I failed at ISTE and it was fantastic! Discovering the Three Laws of Failure

We instill in our children and students the lesson that failing is part of learning, part of life. Failing is good. Failing is real. The action of failing in the classroom has been transformed into an opportunity for achievement. Failures are the building blocks toward success. Michael Jordan failed. Einstein failed. We show examples of the Wright brothers taking a few for the team before they flew. Students, staff, and faculty have heard me say that “Failure is only one of the outcomes resulting from the positive action of your creativity.”

We are applauding failures in the classroom. We cheer when the code our children write does not work. Iteration becomes the norm as students work through their failures in real time. We cheer even louder when one student’s failure becomes another student’s opportunity to help. We go nuts when, at the last minute of class, a student’s redesign, rewrite, and replace results in a successful outcome.
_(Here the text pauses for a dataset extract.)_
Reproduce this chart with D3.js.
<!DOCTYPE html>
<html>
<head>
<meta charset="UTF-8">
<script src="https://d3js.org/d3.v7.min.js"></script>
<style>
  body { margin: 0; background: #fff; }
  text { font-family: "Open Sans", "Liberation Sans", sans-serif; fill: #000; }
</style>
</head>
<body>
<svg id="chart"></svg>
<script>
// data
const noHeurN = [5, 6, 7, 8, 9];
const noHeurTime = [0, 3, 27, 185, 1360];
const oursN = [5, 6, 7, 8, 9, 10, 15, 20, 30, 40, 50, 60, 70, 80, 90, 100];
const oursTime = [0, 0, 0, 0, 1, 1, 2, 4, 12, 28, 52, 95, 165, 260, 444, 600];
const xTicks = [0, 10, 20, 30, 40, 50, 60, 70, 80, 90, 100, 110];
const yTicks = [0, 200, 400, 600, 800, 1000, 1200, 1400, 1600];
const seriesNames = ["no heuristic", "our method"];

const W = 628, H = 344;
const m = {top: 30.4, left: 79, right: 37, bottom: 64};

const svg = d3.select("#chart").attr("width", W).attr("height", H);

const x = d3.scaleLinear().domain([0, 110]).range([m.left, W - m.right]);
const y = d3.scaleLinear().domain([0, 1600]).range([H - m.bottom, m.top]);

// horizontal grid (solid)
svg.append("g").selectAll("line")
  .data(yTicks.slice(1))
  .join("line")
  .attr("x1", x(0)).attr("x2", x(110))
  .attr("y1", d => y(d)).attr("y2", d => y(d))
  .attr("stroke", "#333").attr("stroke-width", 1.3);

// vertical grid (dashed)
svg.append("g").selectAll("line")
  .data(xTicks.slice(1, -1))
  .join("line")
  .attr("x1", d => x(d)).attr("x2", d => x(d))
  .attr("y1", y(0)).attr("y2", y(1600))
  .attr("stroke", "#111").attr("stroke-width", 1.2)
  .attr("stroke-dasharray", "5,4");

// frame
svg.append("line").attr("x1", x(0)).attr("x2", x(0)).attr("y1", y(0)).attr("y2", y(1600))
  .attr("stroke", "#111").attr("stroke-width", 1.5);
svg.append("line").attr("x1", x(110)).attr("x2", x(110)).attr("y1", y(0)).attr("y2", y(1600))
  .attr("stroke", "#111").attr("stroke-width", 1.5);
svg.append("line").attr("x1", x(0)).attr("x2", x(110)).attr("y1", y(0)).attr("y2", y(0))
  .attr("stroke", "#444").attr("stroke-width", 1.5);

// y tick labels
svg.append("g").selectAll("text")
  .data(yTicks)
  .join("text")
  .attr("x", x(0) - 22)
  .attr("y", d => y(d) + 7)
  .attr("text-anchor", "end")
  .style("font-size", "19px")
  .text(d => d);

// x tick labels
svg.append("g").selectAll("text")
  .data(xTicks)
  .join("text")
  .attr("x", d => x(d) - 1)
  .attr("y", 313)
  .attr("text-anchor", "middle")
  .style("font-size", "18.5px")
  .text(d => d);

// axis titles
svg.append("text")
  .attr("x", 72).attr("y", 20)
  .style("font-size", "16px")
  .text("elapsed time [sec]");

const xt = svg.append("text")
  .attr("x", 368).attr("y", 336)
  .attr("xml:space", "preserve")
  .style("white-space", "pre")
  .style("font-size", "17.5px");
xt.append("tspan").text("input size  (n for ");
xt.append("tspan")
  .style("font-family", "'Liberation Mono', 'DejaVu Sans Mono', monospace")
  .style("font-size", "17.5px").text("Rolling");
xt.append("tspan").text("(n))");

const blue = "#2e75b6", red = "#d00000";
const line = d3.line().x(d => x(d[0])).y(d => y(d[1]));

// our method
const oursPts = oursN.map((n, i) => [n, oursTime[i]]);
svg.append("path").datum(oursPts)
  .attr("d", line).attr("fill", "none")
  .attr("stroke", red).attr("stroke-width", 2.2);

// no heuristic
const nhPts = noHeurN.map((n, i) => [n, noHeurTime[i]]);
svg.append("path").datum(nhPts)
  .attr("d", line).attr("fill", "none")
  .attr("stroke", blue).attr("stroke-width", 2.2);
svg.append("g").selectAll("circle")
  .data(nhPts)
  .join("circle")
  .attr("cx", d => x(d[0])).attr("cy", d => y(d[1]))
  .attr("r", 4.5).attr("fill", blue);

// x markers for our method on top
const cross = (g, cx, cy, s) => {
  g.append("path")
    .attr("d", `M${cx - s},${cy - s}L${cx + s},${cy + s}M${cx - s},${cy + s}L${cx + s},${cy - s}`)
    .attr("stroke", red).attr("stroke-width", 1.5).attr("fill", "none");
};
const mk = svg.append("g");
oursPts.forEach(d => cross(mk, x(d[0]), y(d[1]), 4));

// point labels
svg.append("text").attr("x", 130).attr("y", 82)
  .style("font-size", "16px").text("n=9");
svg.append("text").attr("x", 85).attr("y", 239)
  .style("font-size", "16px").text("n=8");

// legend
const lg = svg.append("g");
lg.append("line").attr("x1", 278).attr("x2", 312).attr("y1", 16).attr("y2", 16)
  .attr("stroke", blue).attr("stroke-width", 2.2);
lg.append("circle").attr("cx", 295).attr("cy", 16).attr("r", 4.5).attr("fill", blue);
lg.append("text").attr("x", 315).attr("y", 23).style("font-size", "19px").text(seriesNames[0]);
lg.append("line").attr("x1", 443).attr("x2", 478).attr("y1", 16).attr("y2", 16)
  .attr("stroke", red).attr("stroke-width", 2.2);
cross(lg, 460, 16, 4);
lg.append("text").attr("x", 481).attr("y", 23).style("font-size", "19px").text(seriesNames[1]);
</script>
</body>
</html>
So when was the last time you failed? When was the last time that you were cheered on at every stage of your failure? Can you remember the last time something took you twenty, maybe thirty tries to complete? Have you achieved the prize of failure while you were writing that lesson plan, creating PD for staff, or designing a formal assessment strategy? Granted, failure is best served while being observed. As teachers, we most often assume the role of the observer. As the expert in the classroom, we typically set the pace as such. I have fake-failed to my students to show them what a wrong answer may look like. I have let them correct me when I knowingly did a computation or process wrong. When was the last time you actually failed on your own, when information was new to you, with no safety net, while being observed?

For me it happened at ISTE this summer. Failure happened while sitting in the last row of a room, in what seemed to be the farthest location from the energy of ISTE. Sitting with 12 others in Franklin 11, we began our journey together with Jana Sebestik and George Reese from the University of Illinois Office for Mathematics, Science, and Technology Education to Turn on the Lights! using copper tape circuitry, LEDs, sensors and microcontrollers.

I lost count of the failures after a while. Maybe this time… Nope…  What if I do?… Nope…  Oh wait,  If I do this…Nope. We were all struggling. What happened in the midst of our struggles? We began helping each other. I’d look over to see someone either a few steps behind or looking over their shoulder to what I had completed. No one was sitting on a chair for more than a few moments. The class became a fluid, living space of work-arounds, attempts, failures, sighs, and laughter. Borrowing ideas, asking for help, and offering assistance gave us all a view of the student centered activity that we orchestrate for our students but rarely operate in. Each time someone got a step further we all felt good and cheered on their success.

We were being guided brilliantly by the session presenters. It was at that moment I realized that I am actually in a classroom setting that I have been providing for my own students for 20 years! I was in a classroom and I was failing! It was marvelous!

Failure was an option. In fact, it was the option. What wasn’t an option though? Neatness. There were instructions, conductive tape, wires, LEDs, parts and pieces everywhere. Each of our neat, manilla folders, full of materials, given at the beginning of the session, became strewn across 3 feet of table space. I was amazed to see that every single person at this session helped clean up. I don’t mean just our own space either. We we rolling up cords, making sure items were put in the correct boxes. The pride in our failures led to pride in the workspace and the desire to prepare it for the next session.

Getting back to my failure. As the session continued on, I discovered what I now refer to as  “The Laws of Failure”, and they proved true. I have written them in reverse order as my actions revealed them the way they occurred to me. The “Third Law of Failure” is for every iteration made, an equal and positive motivation surfaces. The increase in my motivation resulting from the increase of iterations became the acceleration in relation to the second Law of Failure. The “Second Law of Failure” is that the effort put forth into the project grows proportionately to the pride felt, both expanding constantly as the result of increasing motivation. I found that the “First Law of Failure” is true and absolute. The “First Law of Failure”, is that when at rest, failure is failure….when put in motion and acted upon, failure leads to success. The envelope wasn’t open, the LED did not light, success was not achieved, until I was able to fail.

And then, the LED lit! The world was turned upside down, or inside out, or contrary-wise. Something happened that just an hour before was unimaginable, or unattainable, or unachievable. The light emitting from this LED seemed to be the most powerful light source I had ever experienced. Bathed in this light, I was proud to succeed in this session, proud to be at ISTE, proud of my Ignite, proud of my family. The educator that left that room was more proud of his profession than he could ever have imagined.

I failed at ISTE this year and it was fantastic!